GIVEN TASK →
Pull out every line with the word "matplotlib" from the entries below.

(Source code of charts)
________________________

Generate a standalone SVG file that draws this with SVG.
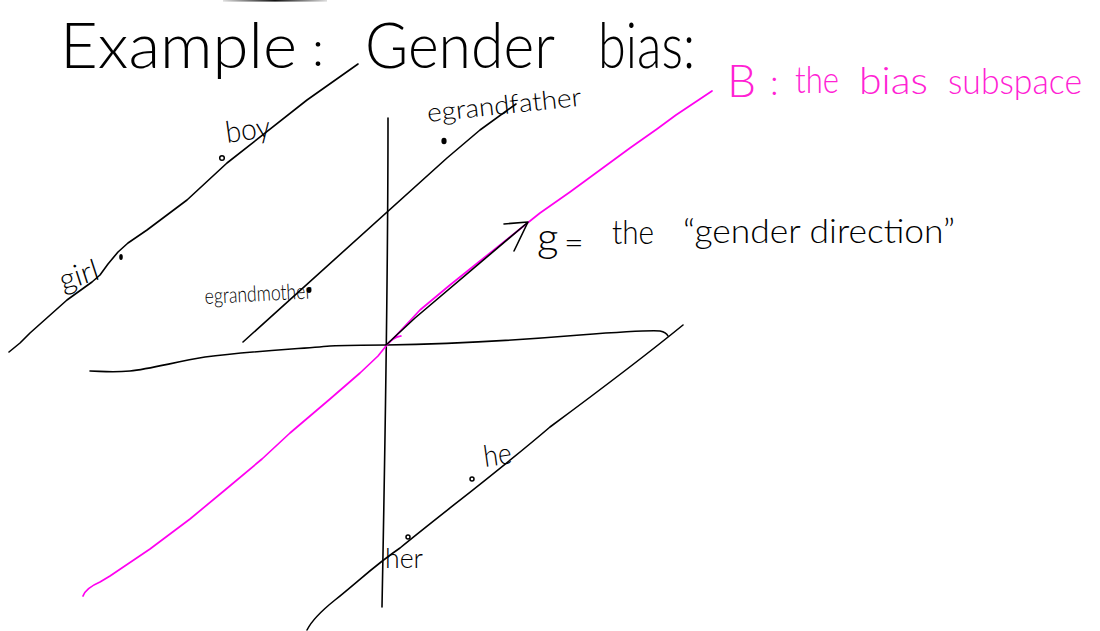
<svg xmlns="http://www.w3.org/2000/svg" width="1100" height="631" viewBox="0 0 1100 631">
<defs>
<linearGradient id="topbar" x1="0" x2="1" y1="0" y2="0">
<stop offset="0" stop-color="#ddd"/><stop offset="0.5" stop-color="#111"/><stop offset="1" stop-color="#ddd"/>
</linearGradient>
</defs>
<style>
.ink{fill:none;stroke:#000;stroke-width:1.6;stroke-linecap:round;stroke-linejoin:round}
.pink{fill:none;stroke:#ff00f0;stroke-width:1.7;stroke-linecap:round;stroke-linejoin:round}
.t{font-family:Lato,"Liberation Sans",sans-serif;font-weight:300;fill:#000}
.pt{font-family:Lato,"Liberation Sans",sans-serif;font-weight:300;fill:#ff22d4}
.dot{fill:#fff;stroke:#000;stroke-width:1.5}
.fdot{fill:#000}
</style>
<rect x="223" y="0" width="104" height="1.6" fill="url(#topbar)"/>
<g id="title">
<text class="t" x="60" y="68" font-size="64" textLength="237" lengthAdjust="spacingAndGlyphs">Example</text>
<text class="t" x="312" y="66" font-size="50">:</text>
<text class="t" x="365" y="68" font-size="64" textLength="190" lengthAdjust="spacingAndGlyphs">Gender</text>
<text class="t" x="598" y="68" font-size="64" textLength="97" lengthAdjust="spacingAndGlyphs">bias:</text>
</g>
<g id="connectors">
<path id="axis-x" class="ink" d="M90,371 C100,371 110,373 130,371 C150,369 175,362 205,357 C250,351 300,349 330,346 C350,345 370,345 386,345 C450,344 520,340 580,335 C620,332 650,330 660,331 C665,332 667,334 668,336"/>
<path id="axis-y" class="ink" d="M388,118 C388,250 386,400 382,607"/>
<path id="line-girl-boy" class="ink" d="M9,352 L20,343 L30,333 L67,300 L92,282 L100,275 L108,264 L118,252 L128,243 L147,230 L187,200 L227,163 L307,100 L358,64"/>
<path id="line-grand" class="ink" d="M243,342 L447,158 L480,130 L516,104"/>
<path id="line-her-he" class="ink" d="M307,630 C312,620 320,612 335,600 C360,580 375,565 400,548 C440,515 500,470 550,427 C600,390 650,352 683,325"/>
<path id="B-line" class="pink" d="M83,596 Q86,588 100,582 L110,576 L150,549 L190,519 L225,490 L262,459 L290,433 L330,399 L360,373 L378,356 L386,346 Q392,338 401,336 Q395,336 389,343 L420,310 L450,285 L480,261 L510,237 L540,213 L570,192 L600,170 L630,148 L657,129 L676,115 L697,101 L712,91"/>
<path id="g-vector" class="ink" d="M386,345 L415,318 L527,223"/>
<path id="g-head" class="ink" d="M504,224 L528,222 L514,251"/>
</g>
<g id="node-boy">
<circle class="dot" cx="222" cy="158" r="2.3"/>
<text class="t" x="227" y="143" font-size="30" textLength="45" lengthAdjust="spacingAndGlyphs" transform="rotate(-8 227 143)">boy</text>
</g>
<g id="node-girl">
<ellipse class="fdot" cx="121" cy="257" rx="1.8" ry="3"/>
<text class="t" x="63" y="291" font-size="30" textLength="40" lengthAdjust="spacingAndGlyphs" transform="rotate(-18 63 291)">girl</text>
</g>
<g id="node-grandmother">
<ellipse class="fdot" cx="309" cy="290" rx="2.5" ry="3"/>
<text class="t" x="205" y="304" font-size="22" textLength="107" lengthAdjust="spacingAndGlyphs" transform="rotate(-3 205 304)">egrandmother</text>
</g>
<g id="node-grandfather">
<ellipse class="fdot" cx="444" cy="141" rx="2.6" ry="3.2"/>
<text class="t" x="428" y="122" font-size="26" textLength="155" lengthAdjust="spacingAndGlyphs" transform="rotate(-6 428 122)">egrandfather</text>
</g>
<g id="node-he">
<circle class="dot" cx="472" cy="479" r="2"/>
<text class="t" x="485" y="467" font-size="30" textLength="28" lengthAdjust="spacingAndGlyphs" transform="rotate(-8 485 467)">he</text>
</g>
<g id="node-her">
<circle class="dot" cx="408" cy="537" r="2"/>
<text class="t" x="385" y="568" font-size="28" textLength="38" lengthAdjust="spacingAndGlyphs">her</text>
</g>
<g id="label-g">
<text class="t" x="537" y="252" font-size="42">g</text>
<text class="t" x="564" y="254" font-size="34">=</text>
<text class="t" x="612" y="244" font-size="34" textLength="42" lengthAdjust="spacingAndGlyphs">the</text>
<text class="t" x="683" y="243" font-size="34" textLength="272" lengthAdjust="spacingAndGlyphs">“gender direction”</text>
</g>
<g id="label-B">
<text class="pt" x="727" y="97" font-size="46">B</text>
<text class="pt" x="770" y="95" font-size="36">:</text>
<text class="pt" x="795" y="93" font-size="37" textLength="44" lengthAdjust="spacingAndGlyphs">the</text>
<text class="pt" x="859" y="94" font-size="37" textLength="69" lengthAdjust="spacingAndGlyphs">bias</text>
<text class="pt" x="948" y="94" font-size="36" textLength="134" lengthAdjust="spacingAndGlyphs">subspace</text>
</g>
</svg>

________________________

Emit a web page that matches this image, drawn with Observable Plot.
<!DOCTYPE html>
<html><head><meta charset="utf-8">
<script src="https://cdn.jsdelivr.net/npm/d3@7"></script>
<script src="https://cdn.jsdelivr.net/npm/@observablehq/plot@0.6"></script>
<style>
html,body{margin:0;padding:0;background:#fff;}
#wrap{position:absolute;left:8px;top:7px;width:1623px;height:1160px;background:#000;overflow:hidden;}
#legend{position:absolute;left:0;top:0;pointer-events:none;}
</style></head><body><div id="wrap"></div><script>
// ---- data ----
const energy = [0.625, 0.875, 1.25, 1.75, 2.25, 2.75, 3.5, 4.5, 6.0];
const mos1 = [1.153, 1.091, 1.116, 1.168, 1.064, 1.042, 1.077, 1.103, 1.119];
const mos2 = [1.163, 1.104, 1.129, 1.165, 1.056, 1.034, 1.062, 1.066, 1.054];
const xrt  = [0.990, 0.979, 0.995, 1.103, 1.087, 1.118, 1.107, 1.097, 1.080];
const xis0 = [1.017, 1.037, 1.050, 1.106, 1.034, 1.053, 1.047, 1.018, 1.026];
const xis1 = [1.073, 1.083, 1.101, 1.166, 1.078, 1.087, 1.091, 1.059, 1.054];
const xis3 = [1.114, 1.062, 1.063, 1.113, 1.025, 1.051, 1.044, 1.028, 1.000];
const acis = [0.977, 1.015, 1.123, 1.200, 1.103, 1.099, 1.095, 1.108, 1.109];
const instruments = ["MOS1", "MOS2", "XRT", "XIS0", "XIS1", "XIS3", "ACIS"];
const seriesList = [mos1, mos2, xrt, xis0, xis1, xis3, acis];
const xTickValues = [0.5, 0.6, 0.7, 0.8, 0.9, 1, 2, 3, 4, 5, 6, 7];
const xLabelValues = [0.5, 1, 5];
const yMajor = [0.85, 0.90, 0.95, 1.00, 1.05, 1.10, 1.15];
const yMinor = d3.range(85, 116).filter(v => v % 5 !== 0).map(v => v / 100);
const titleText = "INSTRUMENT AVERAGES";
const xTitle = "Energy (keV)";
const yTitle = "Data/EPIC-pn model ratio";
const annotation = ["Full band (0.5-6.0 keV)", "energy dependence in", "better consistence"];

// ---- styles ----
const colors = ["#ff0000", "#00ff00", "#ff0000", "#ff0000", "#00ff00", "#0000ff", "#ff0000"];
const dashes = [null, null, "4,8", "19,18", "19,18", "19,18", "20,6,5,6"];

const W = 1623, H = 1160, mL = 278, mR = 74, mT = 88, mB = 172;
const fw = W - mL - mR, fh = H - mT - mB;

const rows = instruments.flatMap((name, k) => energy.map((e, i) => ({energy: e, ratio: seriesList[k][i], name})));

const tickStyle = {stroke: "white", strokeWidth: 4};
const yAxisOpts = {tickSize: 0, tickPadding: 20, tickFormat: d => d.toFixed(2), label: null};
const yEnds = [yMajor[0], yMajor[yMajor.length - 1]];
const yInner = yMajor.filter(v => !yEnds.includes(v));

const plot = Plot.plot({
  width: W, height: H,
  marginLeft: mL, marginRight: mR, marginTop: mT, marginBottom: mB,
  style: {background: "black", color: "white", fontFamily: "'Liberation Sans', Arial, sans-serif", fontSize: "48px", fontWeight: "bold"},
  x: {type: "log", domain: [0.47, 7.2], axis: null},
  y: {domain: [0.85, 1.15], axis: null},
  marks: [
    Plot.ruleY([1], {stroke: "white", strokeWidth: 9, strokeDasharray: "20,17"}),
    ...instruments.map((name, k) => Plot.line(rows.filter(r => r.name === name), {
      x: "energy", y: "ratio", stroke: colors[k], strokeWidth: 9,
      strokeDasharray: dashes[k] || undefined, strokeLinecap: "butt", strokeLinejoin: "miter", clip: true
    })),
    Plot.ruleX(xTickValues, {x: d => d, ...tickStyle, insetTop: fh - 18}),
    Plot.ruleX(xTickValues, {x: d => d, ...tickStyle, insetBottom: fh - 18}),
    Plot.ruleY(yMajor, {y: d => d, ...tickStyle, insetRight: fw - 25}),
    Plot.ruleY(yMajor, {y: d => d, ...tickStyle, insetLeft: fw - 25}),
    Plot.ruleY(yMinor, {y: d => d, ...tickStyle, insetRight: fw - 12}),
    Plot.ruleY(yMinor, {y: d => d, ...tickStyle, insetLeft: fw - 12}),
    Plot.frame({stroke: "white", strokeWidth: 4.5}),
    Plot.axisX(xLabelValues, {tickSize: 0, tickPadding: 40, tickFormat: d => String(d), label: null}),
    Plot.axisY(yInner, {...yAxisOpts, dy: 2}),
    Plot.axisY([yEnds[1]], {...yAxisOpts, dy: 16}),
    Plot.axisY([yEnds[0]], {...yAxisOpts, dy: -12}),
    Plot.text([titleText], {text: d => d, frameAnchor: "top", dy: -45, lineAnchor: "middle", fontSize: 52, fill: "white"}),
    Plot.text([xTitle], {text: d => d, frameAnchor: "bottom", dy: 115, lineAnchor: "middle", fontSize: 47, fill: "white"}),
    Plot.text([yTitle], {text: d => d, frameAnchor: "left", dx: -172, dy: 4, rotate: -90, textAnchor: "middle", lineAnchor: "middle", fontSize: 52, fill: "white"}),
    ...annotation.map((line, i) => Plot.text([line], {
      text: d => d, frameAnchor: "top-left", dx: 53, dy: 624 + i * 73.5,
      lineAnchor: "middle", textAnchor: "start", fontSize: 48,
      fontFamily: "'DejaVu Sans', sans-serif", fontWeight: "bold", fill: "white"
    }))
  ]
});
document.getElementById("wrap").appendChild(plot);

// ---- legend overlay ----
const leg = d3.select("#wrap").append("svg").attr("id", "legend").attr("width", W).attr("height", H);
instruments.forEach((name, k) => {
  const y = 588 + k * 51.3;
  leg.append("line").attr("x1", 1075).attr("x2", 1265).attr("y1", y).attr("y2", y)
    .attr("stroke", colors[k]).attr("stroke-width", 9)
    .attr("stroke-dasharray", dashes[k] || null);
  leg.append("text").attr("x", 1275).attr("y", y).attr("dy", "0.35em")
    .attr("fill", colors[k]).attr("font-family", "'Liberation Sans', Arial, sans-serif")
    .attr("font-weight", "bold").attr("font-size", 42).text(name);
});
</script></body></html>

________________________

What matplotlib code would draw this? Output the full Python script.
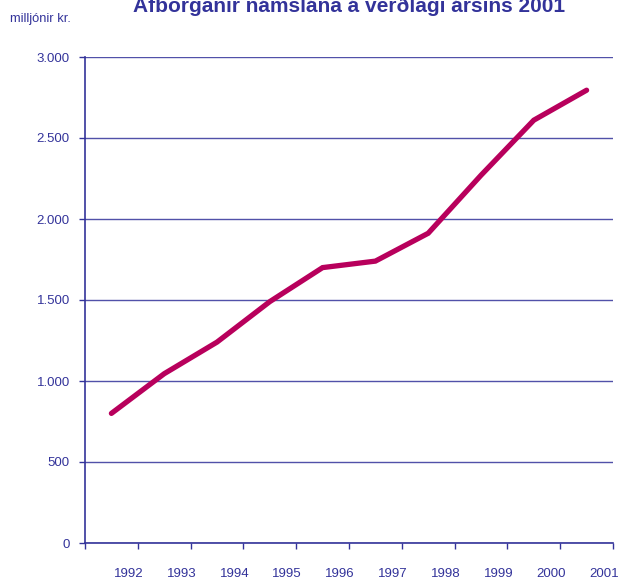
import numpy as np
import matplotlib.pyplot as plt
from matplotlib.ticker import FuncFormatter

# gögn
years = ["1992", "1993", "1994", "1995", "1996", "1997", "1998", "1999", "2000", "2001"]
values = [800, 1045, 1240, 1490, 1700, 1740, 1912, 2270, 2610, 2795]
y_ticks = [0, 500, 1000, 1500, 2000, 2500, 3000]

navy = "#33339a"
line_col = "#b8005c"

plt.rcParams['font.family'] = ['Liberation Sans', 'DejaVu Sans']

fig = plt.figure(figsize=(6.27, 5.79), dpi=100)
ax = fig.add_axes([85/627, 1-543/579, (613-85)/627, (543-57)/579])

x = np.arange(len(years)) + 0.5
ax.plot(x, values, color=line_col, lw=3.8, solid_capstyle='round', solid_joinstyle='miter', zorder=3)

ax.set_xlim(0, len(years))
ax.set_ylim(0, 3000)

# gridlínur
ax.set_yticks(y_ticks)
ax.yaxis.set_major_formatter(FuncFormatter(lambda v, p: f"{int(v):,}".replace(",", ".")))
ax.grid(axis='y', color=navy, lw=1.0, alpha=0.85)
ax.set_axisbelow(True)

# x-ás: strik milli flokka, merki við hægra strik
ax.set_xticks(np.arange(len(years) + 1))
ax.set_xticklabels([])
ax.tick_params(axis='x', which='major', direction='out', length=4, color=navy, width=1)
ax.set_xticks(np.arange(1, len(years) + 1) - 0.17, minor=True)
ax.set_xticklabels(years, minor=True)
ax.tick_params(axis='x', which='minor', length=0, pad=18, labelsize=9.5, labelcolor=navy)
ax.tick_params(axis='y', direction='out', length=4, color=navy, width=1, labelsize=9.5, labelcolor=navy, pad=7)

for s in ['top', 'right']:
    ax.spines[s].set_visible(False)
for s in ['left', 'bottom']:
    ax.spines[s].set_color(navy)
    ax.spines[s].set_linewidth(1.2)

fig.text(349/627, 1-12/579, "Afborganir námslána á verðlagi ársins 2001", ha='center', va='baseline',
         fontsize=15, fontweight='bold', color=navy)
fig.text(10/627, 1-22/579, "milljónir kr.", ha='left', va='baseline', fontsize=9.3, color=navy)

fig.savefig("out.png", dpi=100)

________________________

ANSWER TO THIS EXERCISE →
What matplotlib code would draw this? Output the full Python script.
import matplotlib.pyplot as plt
from matplotlib.ticker import FuncFormatter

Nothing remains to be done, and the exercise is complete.